All suspicions fall on Banning, rather than, say, two shifty supporting players whom any viewer could pick out as wrong ’uns within moments. But if surprise or intelligence aren’t the specialities of Ric Roman Waugh’s film, it’s pretty sturdy with face-offs and firepower. You get Jada Pinkett Smith’s “I want THIS, now!” FBI agent trying to lock down and/or cordon off every last location, as if starring in her own mini-remake of The Fugitive, and you don’t have to grimace your way through the thuggy politics of the earlier two films.

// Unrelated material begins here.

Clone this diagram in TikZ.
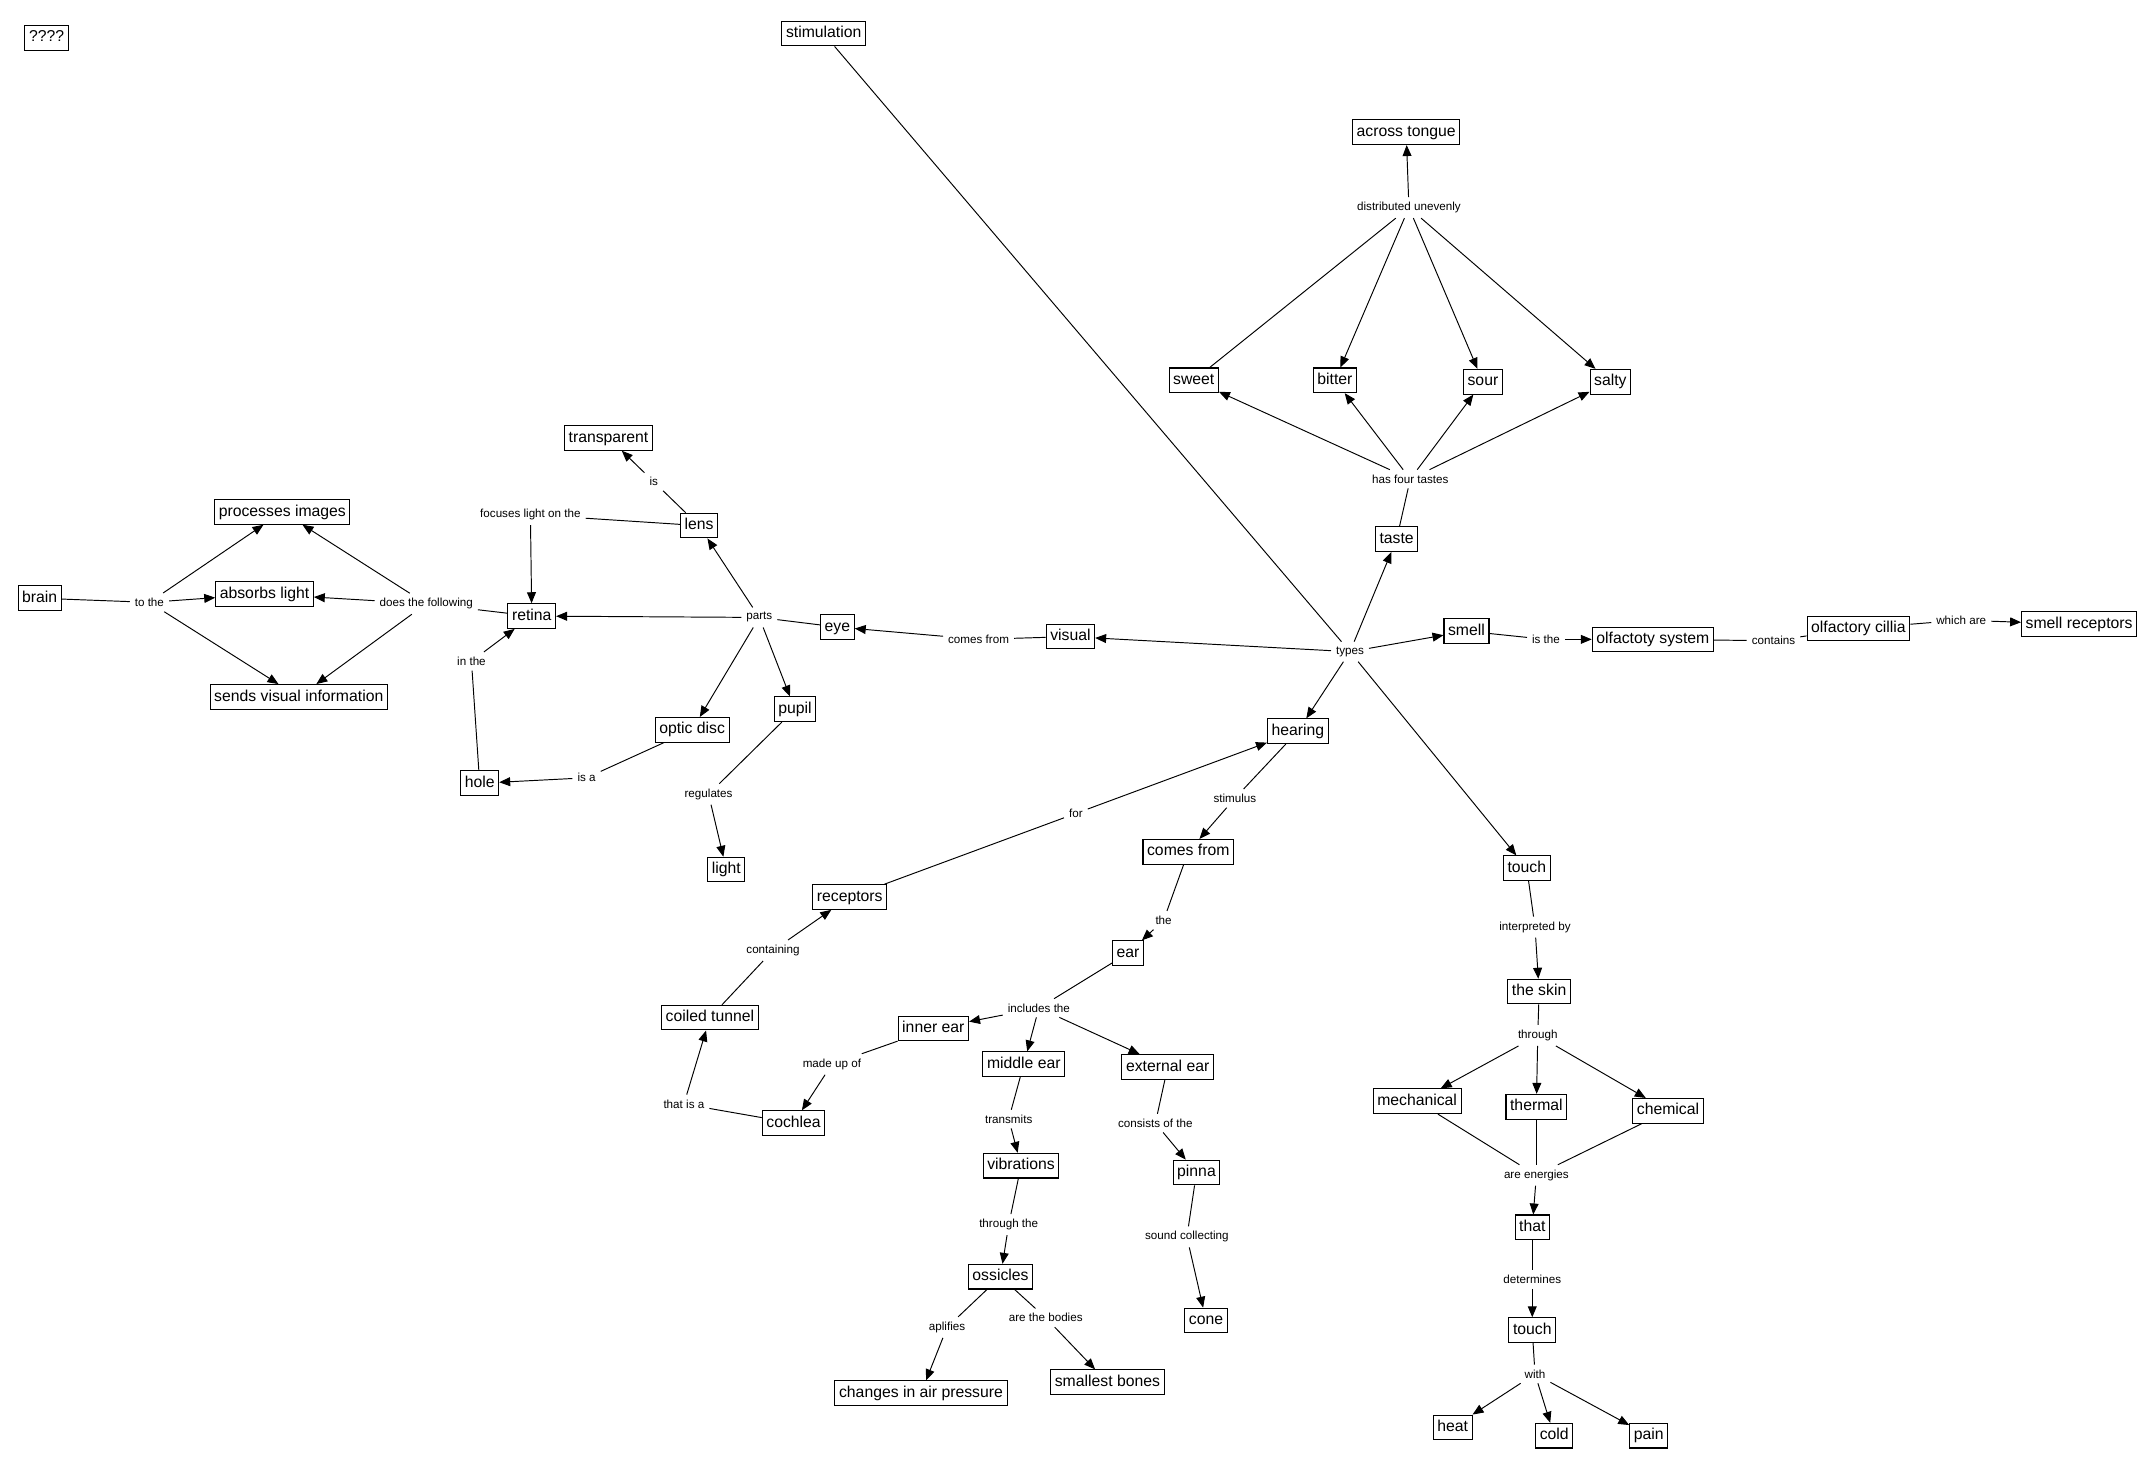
\documentclass[tikz,border=0pt]{standalone}
\usepackage{fontspec}
\setmainfont{Liberation Sans}
\usetikzlibrary{arrows.meta}
\begin{document}
\begin{tikzpicture}[x=1pt,y=-1pt,
  box/.style={draw,line width=0.75pt,fill=white,font=\fontsize{11.5}{13}\selectfont,inner xsep=3pt,inner ysep=2pt,minimum height=18pt,text height=8.5pt,text depth=2.5pt},
  lbl/.style={font=\fontsize{8.5}{10}\selectfont,inner sep=3.5pt},
  ln/.style={line width=0.7pt},
  arr/.style={line width=0.7pt,-{Triangle[length=8pt,width=6.5pt]}}]
\useasboundingbox (0,-1.5) rectangle (1568,1068.5);
% nodes
\node[box] (q) at (34,26) {????};
\node[box] (stim) at (601,23) {stimulation};
\node[box] (brain) at (29,435) {brain};
\node[lbl] (tothe) at (109,438) {to the};
\node[box] (proc) at (206,372) {processes images};
\node[box] (abs) at (193,432) {absorbs light};
\node[box] (send) at (218,507) {sends visual information};
\node[lbl] (dtf) at (311,439) {does the following};
\node[box] (retina) at (388,448) {retina};
\node[lbl] (focus) at (387,374) {focuses light on the};
\node[box] (lens) at (510,382) {lens};
\node[lbl] (is) at (477,350) {is};
\node[box] (transp) at (444,318) {transparent};
\node[lbl] (parts) at (554,449) {parts};
\node[box] (eye) at (611,456) {eye};
\node[lbl] (inthe) at (344,481) {in the};
\node[box] (hole) at (350,570) {hole};
\node[lbl] (isa) at (428,566) {is a};
\node[box] (optic) at (505,531) {optic disc};
\node[box] (pupil) at (580,516) {pupil};
\node[lbl] (reg) at (517,578) {regulates};
\node[box] (light) at (530,633) {light};
\node[lbl] (cfrom) at (714,465) {comes from};
\node[box] (visual) at (781,463) {visual};
\node[lbl] (types) at (985,474) {types};
\node[box] (taste) at (1019,392) {taste};
\node[lbl] (h4t) at (1029,348) {has four tastes};
\node[box] (sweet) at (871,276) {sweet};
\node[box] (bitter) at (974,276) {bitter};
\node[box] (sour) at (1082,277) {sour};
\node[box] (salty) at (1175,277) {salty};
\node[lbl] (dist) at (1028,150) {distributed unevenly};
\node[box] (across) at (1026,95) {across tongue};
\node[box] (smell) at (1070,459) {smell};
\node[lbl] (isthe) at (1128,465) {is the};
\node[box] (olfs) at (1206,465) {olfactoty system};
\node[lbl] (cont) at (1294,466) {contains};
\node[box] (cil) at (1356,457) {olfactory cillia};
\node[lbl] (which) at (1431,451) {which are};
\node[box] (srec) at (1517,454) {smell receptors};
\node[box] (hearing) at (947,532) {hearing};
\node[lbl] (stimu) at (901,581) {stimulus};
\node[box] (cf) at (867,620) {comes from};
\node[lbl] (for) at (785,592) {for};
\node[box] (rec) at (620,653) {receptors};
\node[lbl] (conting) at (564,692) {containing};
\node[box] (coil) at (518,741) {coiled tunnel};
\node[lbl] (the) at (849,670) {the};
\node[box] (ear) at (823,694) {ear};
\node[lbl] (incl) at (758,734) {includes the};
\node[box] (inner) at (681,749) {inner ear};
\node[box] (middle) at (747,775) {middle ear};
\node[box] (ext) at (852,777) {external ear};
\node[lbl] (madeup) at (607,775) {made up of};
\node[box] (coch) at (579,818) {cochlea};
\node[lbl] (thatisa) at (499,804) {that is a};
\node[lbl] (transm) at (736,815) {transmits};
\node[box] (vib) at (745,849) {vibrations};
\node[lbl] (throughthe) at (736,892) {through the};
\node[box] (oss) at (730,930) {ossicles};
\node[lbl] (apl) at (691,967) {aplifies};
\node[lbl] (bodies) at (763,960) {are the bodies};
\node[box] (changes) at (672,1015) {changes in air pressure};
\node[box] (smallest) at (808,1007) {smallest bones};
\node[lbl] (consists) at (843,818) {consists of the};
\node[box] (pinna) at (873,854) {pinna};
\node[lbl] (sound) at (866,901) {sound collecting};
\node[box] (cone) at (880,962) {cone};
\node[box] (touch) at (1114,632) {touch};
\node[lbl] (interp) at (1120,675) {interpreted by};
\node[box] (skin) at (1123,722) {the skin};
\node[lbl] (through) at (1122,754) {through};
\node[box] (mech) at (1034,802) {mechanical};
\node[box] (therm) at (1121,806) {thermal};
\node[box] (chem) at (1217,809) {chemical};
\node[lbl] (areen) at (1121,856) {are energies};
\node[box] (that) at (1118,894) {that};
\node[lbl] (determ) at (1118,932) {determines};
\node[box] (touchb) at (1118,969) {touch};
\node[lbl] (with) at (1120,1001) {with};
\node[box] (heat) at (1060,1040) {heat};
\node[box] (cold) at (1134,1046) {cold};
\node[box] (pain) at (1203,1046) {pain};
% connectors: vision
\draw[ln] (brain) -- (tothe);
\draw[arr] (tothe) -- (proc);
\draw[arr] (tothe) -- (abs);
\draw[arr] (tothe) -- (send);
\draw[ln] (retina) -- (dtf);
\draw[arr] (dtf) -- (proc);
\draw[arr] (dtf) -- (abs);
\draw[arr] (dtf) -- (send);
\draw[ln] (lens) -- (focus);
\draw[arr] (focus) -- (retina);
\draw[ln] (lens) -- (is);
\draw[arr] (is) -- (transp);
\draw[ln] (eye) -- (parts);
\draw[arr] (parts) -- (retina);
\draw[arr] (parts) -- (lens);
\draw[arr] (parts) -- (optic);
\draw[arr] (parts) -- (pupil);
\draw[ln] (hole) -- (inthe);
\draw[arr] (inthe) -- (retina);
\draw[ln] (optic) -- (isa);
\draw[arr] (isa) -- (hole);
\draw[ln] (pupil) -- (reg);
\draw[arr] (reg) -- (light);
\draw[ln] (visual) -- (cfrom);
\draw[arr] (cfrom) -- (eye);
% stimulation / types
\draw[ln] (stim) -- (types);
\draw[arr] (types) -- (visual);
\draw[arr] (types) -- (taste);
\draw[arr] (types) -- (smell);
\draw[arr] (types) -- (hearing);
\draw[arr] (types) -- (touch);
% taste
\draw[ln] (taste) -- (h4t);
\draw[arr] (h4t) -- (sweet);
\draw[arr] (h4t) -- (bitter);
\draw[arr] (h4t) -- (sour);
\draw[arr] (h4t) -- (salty);
\draw[ln] (sweet) -- (dist);
\draw[arr] (dist) -- (across);
\draw[arr] (dist) -- (bitter);
\draw[arr] (dist) -- (sour);
\draw[arr] (dist) -- (salty);
% smell
\draw[ln] (smell) -- (isthe);
\draw[arr] (isthe) -- (olfs);
\draw[ln] (olfs) -- (cont);
\draw[ln] (cont) -- (cil);
\draw[ln] (cil) -- (which);
\draw[arr] (which) -- (srec);
% hearing
\draw[ln] (hearing) -- (stimu);
\draw[arr] (stimu) -- (cf);
\draw[ln] (rec) -- (for);
\draw[arr] (for) -- (hearing);
\draw[ln] (coil) -- (conting);
\draw[arr] (conting) -- (rec);
\draw[ln] (cf) -- (the);
\draw[arr] (the) -- (ear);
\draw[ln] (ear) -- (incl);
\draw[arr] (incl) -- (inner);
\draw[arr] (incl) -- (middle);
\draw[arr] (incl) -- (ext);
\draw[ln] (inner) -- (madeup);
\draw[arr] (madeup) -- (coch);
\draw[ln] (coch) -- (thatisa);
\draw[arr] (thatisa) -- (coil);
\draw[ln] (middle) -- (transm);
\draw[arr] (transm) -- (vib);
\draw[ln] (vib) -- (throughthe);
\draw[arr] (throughthe) -- (oss);
\draw[ln] (oss) -- (apl);
\draw[arr] (apl) -- (changes);
\draw[ln] (oss) -- (bodies);
\draw[arr] (bodies) -- (smallest);
\draw[ln] (ext) -- (consists);
\draw[arr] (consists) -- (pinna);
\draw[ln] (pinna) -- (sound);
\draw[arr] (sound) -- (cone);
% touch
\draw[ln] (touch) -- (interp);
\draw[arr] (interp) -- (skin);
\draw[ln] (skin) -- (through);
\draw[arr] (through) -- (mech);
\draw[arr] (through) -- (therm);
\draw[arr] (through) -- (chem);
\draw[ln] (mech) -- (areen);
\draw[ln] (therm) -- (areen);
\draw[ln] (chem) -- (areen);
\draw[arr] (areen) -- (that);
\draw[ln] (that) -- (determ);
\draw[arr] (determ) -- (touchb);
\draw[ln] (touchb) -- (with);
\draw[arr] (with) -- (heat);
\draw[arr] (with) -- (cold);
\draw[arr] (with) -- (pain);
\end{tikzpicture}
\end{document}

How, you might ask, is Nolte involved? He’s Banning’s estranged dad, a fellow vet living – naturally, for this is Nolte – as a fulminating wild man in a booby-trapped woodland shack. He gives the film some weird, unexpected ballast, whether sounding off about ’Nam and Iraq – same book, different cover – or triggering more C-4 to explode around the hut’s perimeter than we used to witness in entire seasons of The A-Team. “You’re welcome!” he growls – to us, or to his son? – after carving a needlessly huge fiery swathe through the forest.
Butler, unfortunately, is still a dead weight tied to the heels of his own franchise. Even when he’s playing a Banning who’s far more bearable, for which some respect is due, he isn’t alert enough to give us a particularly good time. And while I spotted a bunch of rather random nods to Clear and Present Danger, they just suggest someone’s redundant taste in 1994 Tom Clancy flicks, rather than serving to improve the entirely bog-standard script we’re saddled with.
To be the best of the Has Fallens – clearing that bar with undeniable ease – is a poignantly mixed fate.